Disk Total IOPs Congested

Integration sources:Infrastructure Scraper

The total disk IOPS for a cloud VM are congested because the VM has reached its maximum allowable IOPS limit. This results in throttling, which can slow application performance and lead to delays or errors in read/write-heavy workloads.

Disk Total Throughput Congested

Integration sources:Infrastructure Scraper

The total disk throughput for a cloud VM is congested because the VM has reached its maximum allowable bandwidth. This can lead to slower data transfer rates for read/write-intensive applications, causing delays in processing and reduced system performance.

Disk Write IOPs Congested

Integration sources:Infrastructure Scraper

The total disk write IOPS for a cloud VM are congested because the VM has reached its maximum allowable IOPS limit. This results in throttling, which can slow application performance and lead to delays or errors in write-heavy workloads.
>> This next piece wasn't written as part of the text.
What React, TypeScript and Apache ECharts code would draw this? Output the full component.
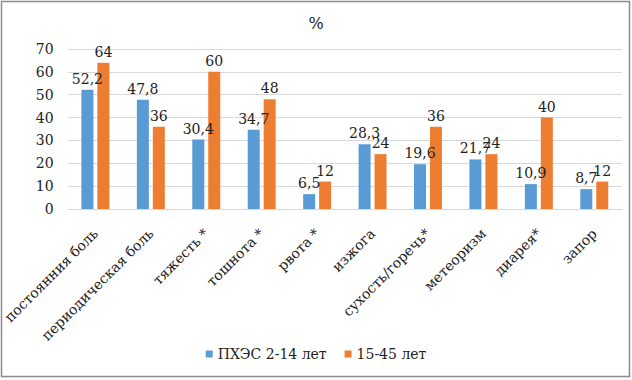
import React, { useEffect, useRef } from "react";
import * as echarts from "echarts";

const categories = [
  "постоянния боль",
  "периодическая боль",
  "тяжесть *",
  "тошнота *",
  "рвота *",
  "изжога",
  "сухость/горечь*",
  "метеоризм",
  "диарея*",
  "запор",
];
const seriesNames = ["ПХЭС 2-14 лет", "15-45 лет"];
const childValues = [52.2, 47.8, 30.4, 34.7, 6.5, 28.3, 19.6, 21.7, 10.9, 8.7];
const adultValues = [64, 36, 60, 48, 12, 24, 36, 24, 40, 12];
const yTicks = [0, 10, 20, 30, 40, 50, 60, 70];

const FONT = "DejaVu Serif";

export default function App() {
  const ref = useRef<HTMLDivElement>(null);
  useEffect(() => {
    document.body.style.margin = "0";
    const chart = echarts.init(ref.current!, null, { renderer: "svg" });
    const fmt = (p: any) => String(p.value).replace(".", ",");
    const labelStyle = {
      show: true,
      position: "top",
      distance: 4,
      formatter: fmt,
      fontFamily: FONT,
      fontSize: 14,
      color: "#222",
    };
    chart.setOption({
      animation: false,
      backgroundColor: "#ffffff",
      textStyle: { fontFamily: FONT },
      title: {
        text: "%",
        left: "center",
        top: 10,
        textStyle: { fontFamily: FONT, fontSize: 16, fontWeight: "normal", color: "#222" },
      },
      graphic: [
        {
          type: "rect",
          shape: { x: 1.5, y: 1.5, width: 628, height: 375 },
          style: { fill: "none", stroke: "#8c8c8c", lineWidth: 1.5 },
        },
      ],
      legend: {
        bottom: 14,
        left: "center",
        itemWidth: 7,
        itemHeight: 7,
        itemGap: 18,
        icon: "rect",
        textStyle: { fontFamily: FONT, fontSize: 14, color: "#222" },
        data: seriesNames,
      },
      grid: { left: 63, right: 10, top: 49, bottom: 171, containLabel: false },
      xAxis: {
        type: "category",
        data: categories,
        axisLine: { show: true, lineStyle: { color: "#d9d9d9" } },
        axisTick: { show: false },
        axisLabel: {
          rotate: 45,
          interval: 0,
          margin: 22,
          fontFamily: FONT,
          fontSize: 14,
          color: "#222",
        },
      },
      yAxis: {
        type: "value",
        min: 0,
        max: 70,
        interval: 10,
        axisLine: { show: false },
        axisTick: { show: false },
        splitLine: { lineStyle: { color: "#d9d9d9" } },
        axisLabel: {
          fontFamily: FONT,
          fontSize: 14,
          color: "#222",
          margin: 14,
          formatter: (v: number) => (yTicks.includes(v) ? String(v) : ""),
        },
      },
      series: [
        {
          name: seriesNames[0],
          type: "bar",
          data: childValues,
          barWidth: 12,
          barGap: "33%",
          itemStyle: { color: "#5B9BD5" },
          label: labelStyle,
        },
        {
          name: seriesNames[1],
          type: "bar",
          data: adultValues,
          barWidth: 12,
          itemStyle: { color: "#ED7D31" },
          label: labelStyle,
        },
      ],
    });
    return () => chart.dispose();
  }, []);
  return (
    <div
      ref={ref}
      style={{ position: "absolute", left: 0, top: 0, width: 632, height: 380 }}
    />
  );
}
Disk Write Throughput Congested

Integration sources:Infrastructure Scraper

The total disk write throughput for a cloud VM is congested because the VM has reached its maximum allowable write bandwidth. This can lead to slower data transfer rates for write-intensive applications, causing delays in processing and reduced system performance.

Memory Congested

Integration sources:Infrastructure Scraper

Memory congestion in a Virtual Machine (VM) leads to slow system performance, application crashes, or even VM instability as the system struggles to allocate memory for running processes. This typically results in frequent swapping or out-of-memory (OOM) errors, impacting applications and user operations.

SNAT Ports Congested

Integration sources:Infrastructure Scraper

The SNAT (Source Network Address Translation) ports on a virtual machine (VM) are congested, leading to outbound network connection failures or degraded performance for services relying on external APIs or resources. This issue primarily impacts VMs that need to establish multiple concurrent connections to the internet or external systems.